This post is a bit tangential, but was prompted by what kenada posted about fronts:
I struggled with fronts when I ran Dungeon World. I think part of the problem is Dungeon World is just really bad at explaining how the game is supposed to work. It took reading Apocalypse World to really understand that. I feel like fronts are more evocative of a story-based approach.
My understanding of
fronts - based on reading, not play - is that they are intended to act as a source of material for GM moves. And not just any sort of source, but a "structured" and "indexed" source.
I've used scare quotes because the meaning is a bit approximate. I'll try and explain what I've got in mind.
A common concern I see voiced about no-myth or low-myth RPGing is that the resulting fiction will be inconsistent or even incoherent, potentially meandering or unfocused, etc. I see fronts as a type of prep intended to insure against those risks, while at the same time maintaining the no-/low-myth character of the game. They
don't serve the traditional role of GM-authored backstory, namely, as establishing constraints on framing and even on resolution in virtue of establishing fictional positioning that is often secret from the players, or at least prior to and independent of their action declarations. But they
do provide material for the GM to draw on for making moves (both soft and hard) so that the game has a sense of "living, breathing" antagonism with an agenda and a presence that comes from outside the immediate concerns and action of the PCs.
I'm more familiar with Burning Wheel than AW/DW. It doesn't use fronts, but it does have a concept - for Circles checks - called the Enmity Clause, and you might have encountered the same notion in Torchbearer. The Enmity Clause, together with hostile/inimical relationships, and Beliefs about opponents/rivals etc, serve a broadly similar function to fronts in the sense of guiding the GM towards content to introduce to establish and maintain adversity
without drawing on that traditional pre-authored backstory that establishes player- and character-independent fictional positioning.

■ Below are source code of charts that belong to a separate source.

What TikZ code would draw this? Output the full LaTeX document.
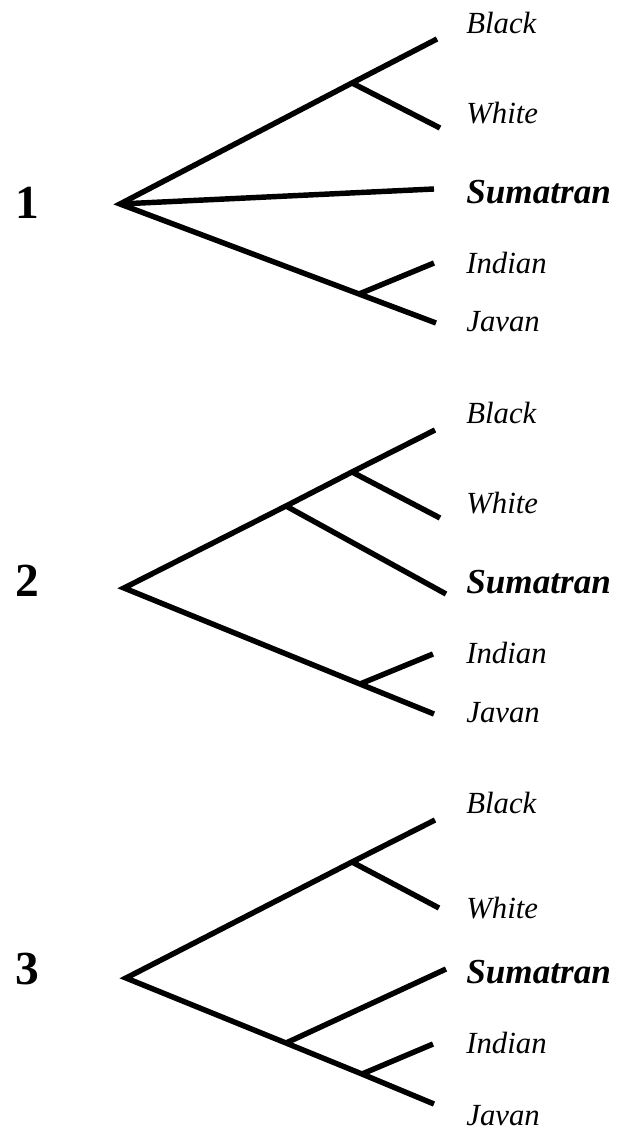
\documentclass[tikz,border=0pt]{standalone}
\usepackage{fontspec}
\setmainfont{Liberation Serif}
\usetikzlibrary{positioning, calc}

\begin{document}
\begin{tikzpicture}[
  x=0.02cm, y=-0.02cm,
  branch/.style={line width=3.1pt, black, line join=miter},
  taxon/.style={anchor=west, inner sep=0pt, font=\fontsize{17.5}{20}\selectfont\itshape},
  focal/.style={anchor=west, inner sep=0pt, font=\fontsize{20}{23}\selectfont\bfseries\itshape},
  treeno/.style={inner sep=0pt, font=\fontsize{27}{30}\selectfont\bfseries},
]

% Background / frame
\useasboundingbox (0,0) rectangle (627,1131);

% =============================================
% Tree 1
% =============================================
\node[treeno] (n1) at (27,203) {1};

\coordinate (r1)  at (120,204);
\coordinate (bw1) at (352,83);
\coordinate (ij1) at (359,294);
\coordinate (b1)  at (437,39);
\coordinate (w1)  at (440,128);
\coordinate (s1)  at (434,189);
\coordinate (i1)  at (434,263);
\coordinate (j1)  at (436,323);

\draw[branch] (b1) -- (bw1) -- (r1) -- (ij1) -- (j1);
\draw[branch] (bw1) -- (w1);
\draw[branch] (r1) -- (s1);
\draw[branch] (ij1) -- (i1);

\node[taxon] (lb1) at (466,23)  {Black};
\node[taxon] (lw1) at (466,113) {White};
\node[focal] (ls1) at (466,192) {Sumatran};
\node[taxon] (li1) at (466,263) {Indian};
\node[taxon] (lj1) at (466,322) {Javan};

% =============================================
% Tree 2
% =============================================
\node[treeno] (n2) at (27,581) {2};

\coordinate (r2)  at (124,588);
\coordinate (bs2) at (286,506);
\coordinate (bw2) at (352,472);
\coordinate (ij2) at (360,684);
\coordinate (b2)  at (435,430);
\coordinate (w2)  at (440,518);
\coordinate (s2)  at (446,594);
\coordinate (i2)  at (433,654);
\coordinate (j2)  at (434,714);

\draw[branch] (b2) -- (bw2) -- (bs2) -- (r2) -- (ij2) -- (j2);
\draw[branch] (bw2) -- (w2);
\draw[branch] (bs2) -- (s2);
\draw[branch] (ij2) -- (i2);

\node[taxon] (lb2) at (466,413) {Black};
\node[taxon] (lw2) at (466,503) {White};
\node[focal] (ls2) at (466,582) {Sumatran};
\node[taxon] (li2) at (466,653) {Indian};
\node[taxon] (lj2) at (466,713) {Javan};

% =============================================
% Tree 3
% =============================================
\node[treeno] (n3) at (27,969) {3};

\coordinate (r3)  at (126,978);
\coordinate (bw3) at (352,862);
\coordinate (si3) at (286,1043);
\coordinate (ij3) at (362,1074);
\coordinate (b3)  at (435,820);
\coordinate (w3)  at (439,908);
\coordinate (s3)  at (446,969);
\coordinate (i3)  at (433,1044);
\coordinate (j3)  at (434,1104);

\draw[branch] (b3) -- (bw3) -- (r3) -- (si3) -- (ij3) -- (j3);
\draw[branch] (bw3) -- (w3);
\draw[branch] (si3) -- (s3);
\draw[branch] (ij3) -- (i3);

\node[taxon] (lb3) at (466,803)  {Black};
\node[taxon] (lw3) at (466,908)  {White};
\node[focal] (ls3) at (466,972)  {Sumatran};
\node[taxon] (li3) at (466,1043) {Indian};
\node[taxon] (lj3) at (466,1116) {Javan};

\end{tikzpicture}
\end{document}
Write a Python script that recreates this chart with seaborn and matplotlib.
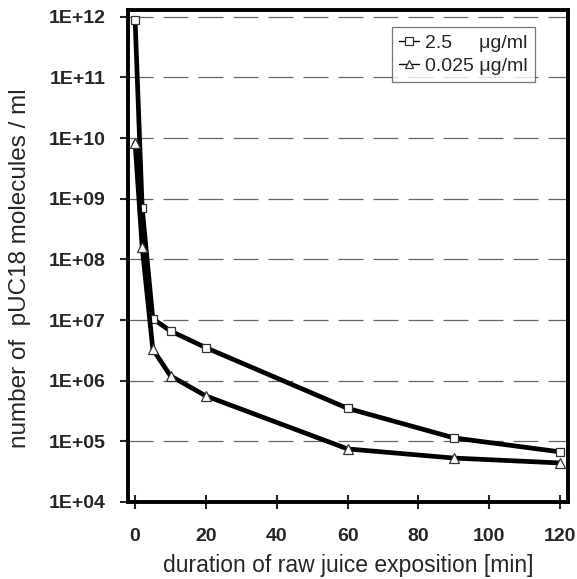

To relate this to your "story-based" remark: I think the BW way of going about things is highly "story-based". Characters encounter their nemeses, and conflict with them, are sometimes bested by them and sometimes overcome them. It's Gandalf vs Saruman, Pippin vs Denethor, Sam vs Bill Ferny, the Noldor prince vs Morgoth, etc. It's nearly always personal. For me, at least, this is part of what I love about Burning Wheel.
I think fronts are not as personal, or at least not in the same way. I see them as a way of getting the feel of "the world doesn't just revolve around the PCs" in a game in which nearly everything the GM says is in response to an action declared by a player for their PC. So while their deployment is "story based", their content is not quite so much. I think this is a very clever bit of design. In my Classic Traveller game I don't literally use fronts as AW would tell me to, but I find I have to do something similar - use particular groups, institutions, personalities, whose agendas and inclinations I have a general sense of (the Imperium uses its Navy to strike out at psionics; Lt Li's conspiracy uses its Naval and Scout connections to build its bioweapons capability; etc) - as the sources of adversity that I reach for, in order to keep the game going without it just drifting into what I would feel to be aimlessness.
For what you're doing, it seems that you are more willing to have non-player/PC-centric backstory act as a constraint on fictional positioning, both for framing and resolution - using random tables to generate it in the course of play, so it is novel to you as well as the players. To me that doesn't sound like fronts, and so it makes sense that you're using a different approach.